MATERIAL PROVIDED.
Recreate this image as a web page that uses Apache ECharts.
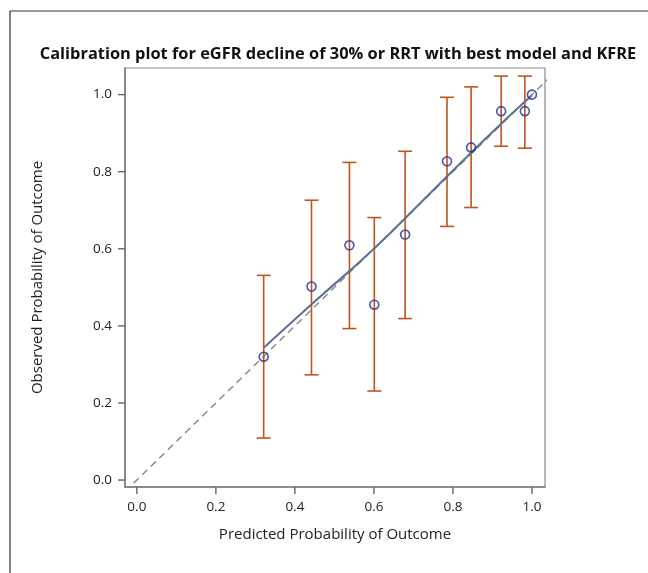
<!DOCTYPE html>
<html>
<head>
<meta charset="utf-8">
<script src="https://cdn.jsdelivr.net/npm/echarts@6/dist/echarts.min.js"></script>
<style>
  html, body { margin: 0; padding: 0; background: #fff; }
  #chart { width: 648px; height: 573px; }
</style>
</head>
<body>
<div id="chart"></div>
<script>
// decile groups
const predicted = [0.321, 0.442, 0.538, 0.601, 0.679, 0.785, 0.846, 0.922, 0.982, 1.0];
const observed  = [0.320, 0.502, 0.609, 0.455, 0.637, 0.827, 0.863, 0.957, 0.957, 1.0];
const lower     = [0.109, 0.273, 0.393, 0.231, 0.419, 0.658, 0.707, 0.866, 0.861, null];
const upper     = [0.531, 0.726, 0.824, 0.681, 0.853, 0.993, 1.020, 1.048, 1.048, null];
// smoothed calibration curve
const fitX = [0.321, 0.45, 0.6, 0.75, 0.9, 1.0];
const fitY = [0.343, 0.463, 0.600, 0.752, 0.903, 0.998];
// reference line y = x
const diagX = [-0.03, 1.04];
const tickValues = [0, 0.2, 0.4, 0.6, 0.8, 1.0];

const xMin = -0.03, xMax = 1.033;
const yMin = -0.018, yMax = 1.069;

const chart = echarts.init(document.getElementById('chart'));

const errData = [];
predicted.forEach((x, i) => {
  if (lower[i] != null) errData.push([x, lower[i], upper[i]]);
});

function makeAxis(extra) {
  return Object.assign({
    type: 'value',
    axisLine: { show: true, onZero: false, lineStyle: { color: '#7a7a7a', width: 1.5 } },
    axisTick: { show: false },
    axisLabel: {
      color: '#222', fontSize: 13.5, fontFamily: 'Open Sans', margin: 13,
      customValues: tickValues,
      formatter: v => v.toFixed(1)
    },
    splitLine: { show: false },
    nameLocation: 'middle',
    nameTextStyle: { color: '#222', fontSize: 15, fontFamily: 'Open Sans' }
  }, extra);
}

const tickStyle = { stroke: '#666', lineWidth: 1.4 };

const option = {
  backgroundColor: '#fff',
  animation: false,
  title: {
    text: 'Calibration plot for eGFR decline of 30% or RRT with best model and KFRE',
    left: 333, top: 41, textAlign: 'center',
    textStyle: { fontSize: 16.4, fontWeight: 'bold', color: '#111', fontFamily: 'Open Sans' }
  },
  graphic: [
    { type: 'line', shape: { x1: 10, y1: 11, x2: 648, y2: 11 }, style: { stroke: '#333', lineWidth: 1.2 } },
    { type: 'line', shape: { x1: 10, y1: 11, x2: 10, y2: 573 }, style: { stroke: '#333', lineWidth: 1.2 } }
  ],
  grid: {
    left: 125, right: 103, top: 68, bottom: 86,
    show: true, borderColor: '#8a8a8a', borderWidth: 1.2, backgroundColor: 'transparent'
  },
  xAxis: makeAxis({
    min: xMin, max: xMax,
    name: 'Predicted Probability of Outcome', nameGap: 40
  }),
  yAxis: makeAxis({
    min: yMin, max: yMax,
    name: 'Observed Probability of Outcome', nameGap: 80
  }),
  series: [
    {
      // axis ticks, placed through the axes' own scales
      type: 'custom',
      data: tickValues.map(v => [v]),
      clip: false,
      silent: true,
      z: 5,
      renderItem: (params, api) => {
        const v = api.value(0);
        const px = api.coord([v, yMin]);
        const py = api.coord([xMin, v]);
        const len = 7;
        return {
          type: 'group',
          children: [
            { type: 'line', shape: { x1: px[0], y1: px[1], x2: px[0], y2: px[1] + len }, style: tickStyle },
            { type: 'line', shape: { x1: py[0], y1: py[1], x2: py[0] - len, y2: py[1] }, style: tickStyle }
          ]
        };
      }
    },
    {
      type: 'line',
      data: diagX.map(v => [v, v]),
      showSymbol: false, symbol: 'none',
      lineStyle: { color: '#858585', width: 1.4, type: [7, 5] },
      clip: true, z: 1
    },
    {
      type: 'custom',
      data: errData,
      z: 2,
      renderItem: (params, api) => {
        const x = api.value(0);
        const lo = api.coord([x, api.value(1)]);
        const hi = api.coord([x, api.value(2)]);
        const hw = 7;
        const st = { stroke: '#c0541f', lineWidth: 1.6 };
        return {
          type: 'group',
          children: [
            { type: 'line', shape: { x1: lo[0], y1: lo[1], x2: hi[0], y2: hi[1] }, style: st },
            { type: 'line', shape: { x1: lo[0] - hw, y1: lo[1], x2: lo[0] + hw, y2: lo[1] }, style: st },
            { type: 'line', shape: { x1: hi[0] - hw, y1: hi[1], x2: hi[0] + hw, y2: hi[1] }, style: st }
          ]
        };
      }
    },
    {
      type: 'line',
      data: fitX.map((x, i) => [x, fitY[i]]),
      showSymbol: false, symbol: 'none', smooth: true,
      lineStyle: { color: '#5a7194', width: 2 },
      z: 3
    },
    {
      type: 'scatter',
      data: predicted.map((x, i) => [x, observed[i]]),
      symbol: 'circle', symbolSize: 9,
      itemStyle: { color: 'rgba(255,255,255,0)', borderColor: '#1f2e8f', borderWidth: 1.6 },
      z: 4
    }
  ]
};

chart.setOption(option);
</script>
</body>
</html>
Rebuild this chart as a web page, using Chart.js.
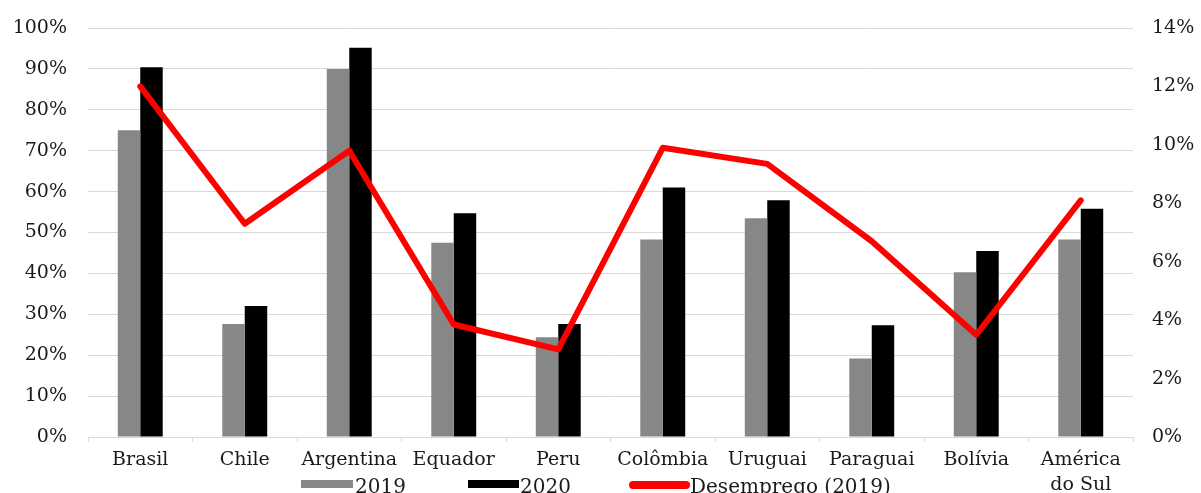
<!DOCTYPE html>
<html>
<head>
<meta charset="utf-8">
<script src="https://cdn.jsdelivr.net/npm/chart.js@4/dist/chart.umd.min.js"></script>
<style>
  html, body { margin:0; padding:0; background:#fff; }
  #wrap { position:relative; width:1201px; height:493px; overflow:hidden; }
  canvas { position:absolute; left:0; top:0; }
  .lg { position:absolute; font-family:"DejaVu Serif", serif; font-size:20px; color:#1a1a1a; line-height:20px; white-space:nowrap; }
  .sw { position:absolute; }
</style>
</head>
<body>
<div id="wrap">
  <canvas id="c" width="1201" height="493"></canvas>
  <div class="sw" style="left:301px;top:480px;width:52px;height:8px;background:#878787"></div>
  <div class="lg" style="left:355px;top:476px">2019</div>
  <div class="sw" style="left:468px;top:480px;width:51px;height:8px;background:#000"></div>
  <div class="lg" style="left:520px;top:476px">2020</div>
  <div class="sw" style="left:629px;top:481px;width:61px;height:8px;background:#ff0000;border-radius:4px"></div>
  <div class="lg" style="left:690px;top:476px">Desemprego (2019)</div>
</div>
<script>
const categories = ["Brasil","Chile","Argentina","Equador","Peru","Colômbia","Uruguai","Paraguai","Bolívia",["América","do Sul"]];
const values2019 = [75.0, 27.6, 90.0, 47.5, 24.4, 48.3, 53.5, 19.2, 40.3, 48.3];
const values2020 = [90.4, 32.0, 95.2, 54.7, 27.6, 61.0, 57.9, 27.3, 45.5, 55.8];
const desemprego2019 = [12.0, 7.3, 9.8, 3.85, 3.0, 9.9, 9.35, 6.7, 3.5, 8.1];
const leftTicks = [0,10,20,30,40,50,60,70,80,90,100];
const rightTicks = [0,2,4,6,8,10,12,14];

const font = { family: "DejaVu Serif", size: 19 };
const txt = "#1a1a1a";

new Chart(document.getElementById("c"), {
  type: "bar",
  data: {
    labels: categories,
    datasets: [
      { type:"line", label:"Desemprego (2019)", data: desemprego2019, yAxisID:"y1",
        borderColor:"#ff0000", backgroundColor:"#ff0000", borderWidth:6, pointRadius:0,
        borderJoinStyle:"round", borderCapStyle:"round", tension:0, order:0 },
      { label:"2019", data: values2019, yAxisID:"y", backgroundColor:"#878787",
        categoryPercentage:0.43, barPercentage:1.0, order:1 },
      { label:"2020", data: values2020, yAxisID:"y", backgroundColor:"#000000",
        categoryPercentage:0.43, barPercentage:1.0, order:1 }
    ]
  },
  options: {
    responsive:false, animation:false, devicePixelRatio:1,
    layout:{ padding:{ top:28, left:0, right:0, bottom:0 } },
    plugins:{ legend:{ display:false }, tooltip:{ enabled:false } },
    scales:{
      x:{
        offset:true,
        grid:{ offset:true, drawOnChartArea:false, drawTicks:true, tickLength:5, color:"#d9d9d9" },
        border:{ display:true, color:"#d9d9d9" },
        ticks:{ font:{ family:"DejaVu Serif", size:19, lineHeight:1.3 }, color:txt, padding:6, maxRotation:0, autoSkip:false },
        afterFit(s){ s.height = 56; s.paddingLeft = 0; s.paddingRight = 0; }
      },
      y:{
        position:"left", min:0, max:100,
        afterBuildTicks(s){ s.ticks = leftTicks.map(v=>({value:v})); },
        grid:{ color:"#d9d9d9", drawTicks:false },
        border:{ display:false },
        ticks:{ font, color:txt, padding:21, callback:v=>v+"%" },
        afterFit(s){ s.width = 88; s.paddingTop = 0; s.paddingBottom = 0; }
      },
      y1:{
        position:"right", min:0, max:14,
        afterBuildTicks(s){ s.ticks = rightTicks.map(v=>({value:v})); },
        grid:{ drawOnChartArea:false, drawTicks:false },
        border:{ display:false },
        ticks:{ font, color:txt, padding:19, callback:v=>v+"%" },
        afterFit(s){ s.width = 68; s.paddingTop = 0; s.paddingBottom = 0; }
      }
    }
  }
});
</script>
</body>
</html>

GIVEN REQUEST.
Filter the data, keeping only the lines that contain "this".

CORRECT OUTPUT.
Recreate this image as a web page that uses Apache ECharts.
Rebuild this chart as a web page, using Chart.js.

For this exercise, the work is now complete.